Job: Repeat only what lies from the line with "Output the Python" to the line with "plt.rcParams['font.family'] = ['Roboto', 'DejaVu", those two lines included, exactly as it stands; omit any images.
───── Exercise inputs
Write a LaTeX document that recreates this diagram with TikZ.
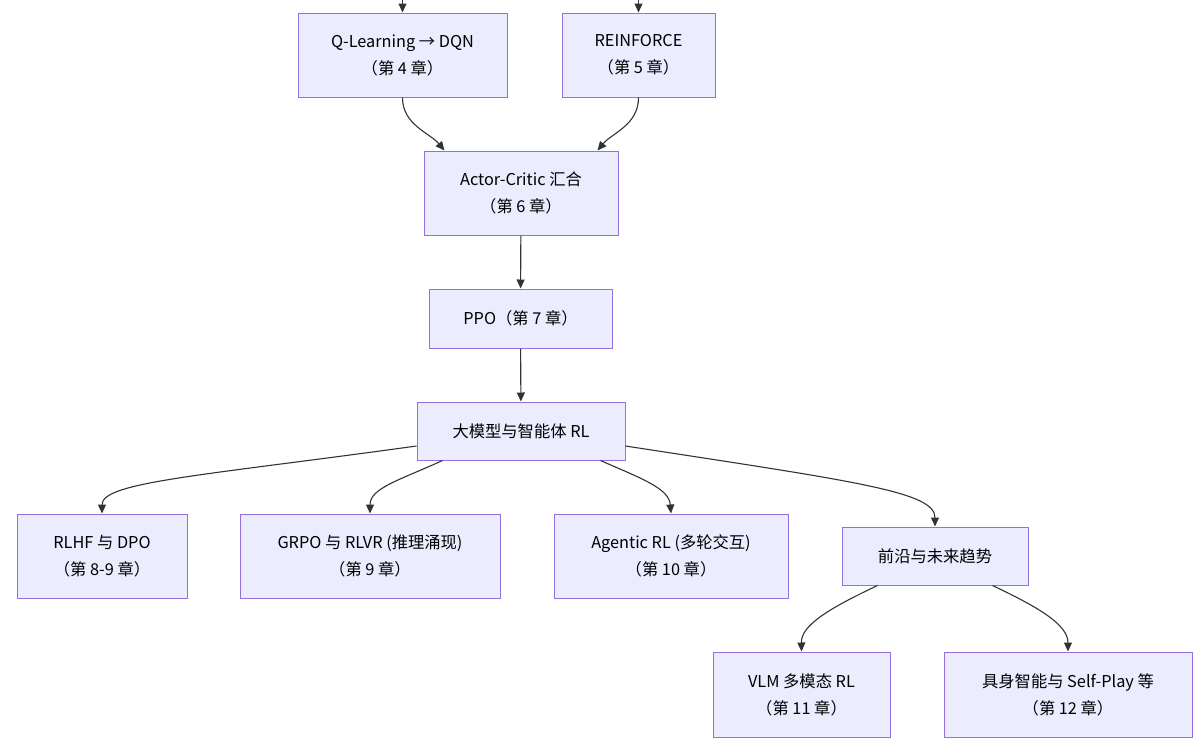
\documentclass[tikz,border=0pt]{standalone}
\usepackage{fontspec}
\setmainfont{Noto Sans CJK SC}
\usetikzlibrary{arrows.meta}
\definecolor{boxfill}{HTML}{ECECFF}
\definecolor{boxline}{HTML}{9370DB}
\definecolor{linkgray}{HTML}{333333}

\begin{document}
\begin{tikzpicture}[x=1pt,y=-1pt,
		box/.style={draw=boxline, fill=boxfill, line width=1pt, align=center, inner sep=0pt,
			font=\fontsize{16.3}{27}\selectfont},
		link/.style={draw=linkgray, line width=1.1pt, -{Triangle[length=9pt,width=8pt]}}]
		\useasboundingbox (0,0) rectangle (1200,753);
		
		% top row
		\node[box, minimum width=209pt, minimum height=84pt] (qdqn) at (402.5,55) {Q-Learning → DQN\\（第 4 章）};
		\node[box, minimum width=153pt, minimum height=84pt] (rein) at (638.5,55) {REINFORCE\\（第 5 章）};
		\coordinate (inq) at (402.5,0);
		\coordinate (inr) at (638.5,0);
		
		% middle
		\node[box, minimum width=194pt, minimum height=84pt] (ac) at (521,193) {Actor-Critic 汇合\\（第 6 章）};
		\node[box, minimum width=183pt, minimum height=59pt] (ppo) at (520.5,318.5) {PPO（第 7 章）};
		\node[box, minimum width=208pt, minimum height=58pt] (llm) at (521,431) {大模型与智能体 RL};
		
		% branches
		\node[box, minimum width=170pt, minimum height=84pt] (rlhf) at (102,556) {RLHF 与 DPO\\（第 8-9 章）};
		\node[box, minimum width=260pt, minimum height=84pt] (grpo) at (370,556) {GRPO 与 RLVR (推理涌现)\\（第 9 章）};
		\node[box, minimum width=234pt, minimum height=84pt] (agent) at (671,556) {Agentic RL (多轮交互)\\（第 10 章）};
		\node[box, minimum width=186pt, minimum height=58pt] (front) at (935,556) {前沿与未来趋势};
		
		% bottom
		\node[box, minimum width=177pt, minimum height=85pt] (vlm) at (801.5,694.5) {VLM 多模态 RL\\（第 11 章）};
		\node[box, minimum width=248pt, minimum height=85pt] (embod) at (1068,694.5) {具身智能与 Self-Play 等\\（第 12 章）};
		
		% links
		\draw[link] (inq) -- (qdqn);
		\draw[link] (inr) -- (rein);
		\draw[link] (qdqn.south) .. controls (402.5,125) and (430,133) .. ([xshift=21pt]ac.north west);
		\draw[link] (rein.south) .. controls (638.5,125) and (612,133) .. ([xshift=-21pt]ac.north east);
		\draw[link] (ac) -- (ppo);
		\draw[link] (ppo) -- (llm);
		\draw[link] ([yshift=-15pt]llm.west) .. controls (200,476) and (102,482) .. (rlhf.north);
		\draw[link] ([xshift=26pt]llm.south west) .. controls (400,480) and (370,488) .. (grpo.north);
		\draw[link] ([xshift=-25pt]llm.south east) .. controls (640,478) and (669,488) .. (agent.north);
		\draw[link] ([yshift=-15pt]llm.east) .. controls (860,482) and (935,492) .. (front.north);
		\draw[link] ([xshift=36pt]front.south west) .. controls (830,608) and (801,625) .. (vlm.north);
		\draw[link] ([xshift=-36pt]front.south east) .. controls (1040,608) and (1068,625) .. (embod.north);
	\end{tikzpicture}
\end{document}
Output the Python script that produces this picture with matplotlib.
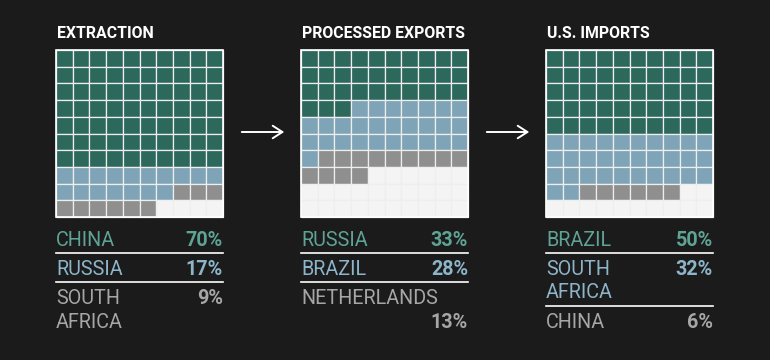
import matplotlib.pyplot as plt
from matplotlib.patches import Rectangle

plt.rcParams['font.family'] = ['Roboto', 'DejaVu Sans']

# data
titles = ['EXTRACTION', 'PROCESSED EXPORTS', 'U.S. IMPORTS']
labels = [['CHINA', 'RUSSIA', 'SOUTH\nAFRICA'],
          ['RUSSIA', 'BRAZIL', 'NETHERLANDS\n'],
          ['BRAZIL', 'SOUTH\nAFRICA', 'CHINA']]
shares = [[70, 17, 9],
          [33, 28, 13],
          [50, 32, 6]]
# which line of the label the percentage sits on
pct_line = [[0, 0, 0],
            [0, 0, 1],
            [0, 0, 0]]

# style
bg = '#1b1b1b'
cell_colors = ['#2d685c', '#7fa4b7', '#8f8f8f']
empty_color = '#f4f4f4'
text_colors = ['#5fa394', '#8db5c9', '#a6a6a6']

W, H = 770, 360
fig = plt.figure(figsize=(W / 100, H / 100), dpi=100, facecolor=bg)
ax = fig.add_axes([0, 0, 1, 1])
ax.set_xlim(0, W)
ax.set_ylim(H, 0)
ax.axis('off')
ax.set_facecolor(bg)

lefts = [56, 301, 546]
top = 50
size = 167
cell = size / 10

for p in range(3):
    x0 = lefts[p]
    ax.text(x0 + 1, 38, titles[p], color='white', fontsize=11.4,
            fontweight='bold', ha='left', va='baseline')

    # waffle: fill row by row from the top left
    fills = []
    for k, n in enumerate(shares[p]):
        fills += [cell_colors[k]] * n
    fills += [empty_color] * (100 - len(fills))
    for i, c in enumerate(fills):
        r, col = divmod(i, 10)
        ax.add_patch(Rectangle((x0 + col * cell, top + r * cell), cell, cell,
                               facecolor=c, edgecolor='#eeeeee', lw=0.9))
    ax.add_patch(Rectangle((x0, top), size, size, fill=False,
                           edgecolor='white', lw=1.2))

    # legend rows
    y = 246
    n_items = len(labels[p])
    for k in range(n_items):
        lines = labels[p][k].split('\n')
        for j, line in enumerate(lines):
            ax.text(x0, y + j * 23.5, line, color=text_colors[k],
                    fontsize=14.2, ha='left', va='baseline')
        ax.text(x0 + size, y + pct_line[p][k] * 23.5, f'{shares[p][k]}%',
                color=text_colors[k], fontsize=14.2, fontweight='bold',
                ha='right', va='baseline')
        last = y + (len(lines) - 1) * 23.5
        if k < n_items - 1:
            ax.plot([x0, x0 + size], [last + 7, last + 7], color='white', lw=1.2)
        y = last + 29

# arrows between panels
for p in range(2):
    xa = lefts[p] + size + 16
    ax.annotate('', xy=(xa + 48, 132), xytext=(xa, 132),
                arrowprops=dict(arrowstyle='->,head_length=0.7,head_width=0.45',
                                color='white', lw=1.4))

fig.savefig('out.png', dpi=100, facecolor=bg)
──────────
Exercise answer:
Output the Python script that produces this picture with matplotlib.
import matplotlib.pyplot as plt
from matplotlib.patches import Rectangle

plt.rcParams['font.family'] = ['Roboto', 'DejaVu Sans']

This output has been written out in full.